We're going to import `spacy` and `displacy`, a special spaCy module for visualization.

In [2]:
import spacy
from spacy import displacy
from collections import Counter
import pandas as pd
pd.options.display.max_rows = 600
pd.options.display.max_colwidth = 400

We're also going to import the `Counter` module for counting people, places, and things, and the `pandas` library for organizing and displaying data (we're also changing the pandas default max row and column width display setting).

### Download Language Model

Next we need to download the Chinese-language model (`zh_core_web_md`), which will be processing and making predictions about our texts. You can read more about the [data sources used to train Chinese](https://spacy.io/models/zh) on the spaCy model page.

In [None]:
!python -m spacy download zh_core_web_md

### Load Language Model

Once the model is downloaded, we need to load it. There are two ways to load a spaCy language model.

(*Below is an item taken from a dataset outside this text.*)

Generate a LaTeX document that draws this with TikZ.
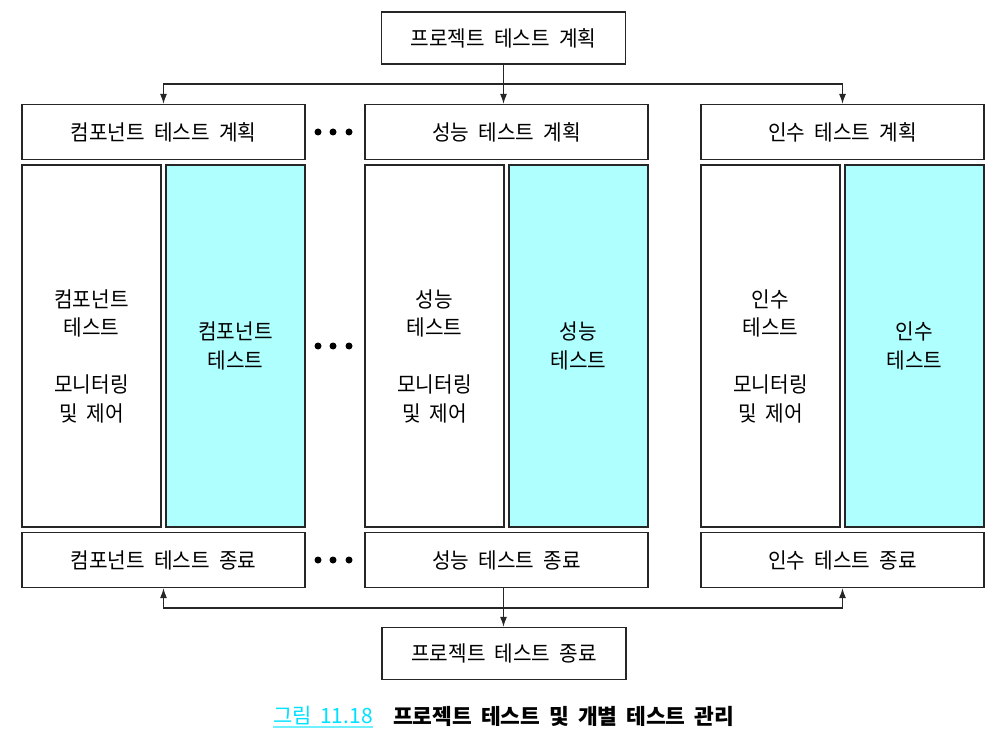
\documentclass[tikz,border=0pt]{standalone}
\usepackage{fontspec}
\setmainfont{Noto Sans CJK KR}[FakeStretch=0.94, WordSpace=2.0]
\newfontfamily\capfont{Noto Sans CJK KR}[FakeStretch=1.0, WordSpace=3.0]
\newfontfamily\capnumfont{Noto Sans CJK KR}[FakeStretch=1.0, WordSpace=1.8]
\usepackage{tikz}
\usetikzlibrary{arrows.meta, positioning, calc}

\definecolor{testcyan}{RGB}{175,255,255}
\definecolor{capcyan}{RGB}{0,225,255}
\definecolor{caplinecyan}{RGB}{110,240,255}

\tikzset{
    box/.style={draw=black!85, line width=1.2pt, fill=white, inner sep=0pt,
        font=\fontsize{21.5}{28.5}\selectfont, align=center},
    planbox/.style={box, minimum width=283pt, minimum height=55pt},
    topbox/.style={box, minimum width=244pt, minimum height=52pt},
    subbox/.style={box, minimum width=139pt, minimum height=362pt},
    runbox/.style={subbox, fill=testcyan},
    boxtext/.style={inner sep=0pt, font=\fontsize{21.5}{28.5}\selectfont, align=center},
    link/.style={draw=black!85, line width=1.2pt},
    dot/.style={circle, fill=black, inner sep=0pt, minimum size=7pt}
}

\begin{document}
\begin{tikzpicture}[x=1pt, y=-1pt, >={Latex[length=10pt,width=7pt]}]
\useasboundingbox (0,0) rectangle (1007,738);

% project level
\node[topbox] (projplan) at (503.5,38) {프로젝트 테스트 계획};
\node[topbox] (projend) at (504,653.5) {프로젝트 테스트 종료};

% one column per test kind
\foreach \n/\x/\t in {c/163.5/컴포넌트, p/506.5/성능, a/842.5/인수} {
    \node[planbox] (plan\n) at (\x,132) {\t\ 테스트 계획};
    \node[subbox] (mon\n) at (\x-72,346) {};
    \node[boxtext] (montext\n) at (\x-72,356) {\t\\테스트\\[28.5pt]모니터링\\및 제어};
    \node[runbox] (run\n) at (\x+72,346) {\t\\테스트};
    \node[planbox] (end\n) at (\x,560) {\t\ 테스트 종료};
}

% dots between the columns
\foreach \y in {132,346,560} {
    \foreach \x in {318,333,349} {
        \node[dot] at (\x,\y) {};
    }
}

% arrows
\coordinate (split) at (503.5,84);
\coordinate (join) at (503.5,608);
\draw[link,->] (projplan.south -| split) -- (split |- planp.north);
\draw[link,->] (split) -| (planc.north);
\draw[link,->] (split) -| (plana.north);
\draw[link] (endp.south -| join) -- (join);
\draw[link,->] (join) -| (endc.south);
\draw[link,->] (join) -| (enda.south);
\draw[link,->] (join) -- (join |- projend.north);

% caption
\node[anchor=east, inner sep=0pt, text=capcyan, font=\capnumfont\fontsize{21}{22}\selectfont]
    (capnum) at (373,716) {그림 11.18};
\node[anchor=west, inner sep=0pt, font=\capfont\bfseries\fontsize{21.5}{22}\selectfont]
    (captext) at (393,716) {프로젝트 테스트 및 개별 테스트 관리};
\draw[caplinecyan, line width=1.5pt] (capnum.west |- 0,727) -- (capnum.east |- 0,727);
\end{tikzpicture}
\end{document}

**1.** We can import the model as a module and then load it from the module.

In [3]:
import zh_core_web_md
nlp = zh_core_web_md.load()

Building prefix dict from the default dictionary ...
Loading model from cache /var/folders/3r/55b5kjpd4s14_tg80r24vs7r0000gq/T/jieba.cache
Loading model cost 0.590 seconds.
Prefix dict has been built successfully.


**2.** We can load the model by name.

In [4]:
#nlp = spacy.load('es_core_news_md')

If you just downloaded the model for the first time, it's advisable to use Option 1. Then you can use the model immediately. Otherwise, you'll likely need to restart your Jupyter kernel (which you can do by clicking Kernel -> Restart Kernel.. in the Jupyter Lab menu).

## Process Document

We first need to process our `document` with the loaded NLP model. Most of the heavy NLP lifting is done in this line of code.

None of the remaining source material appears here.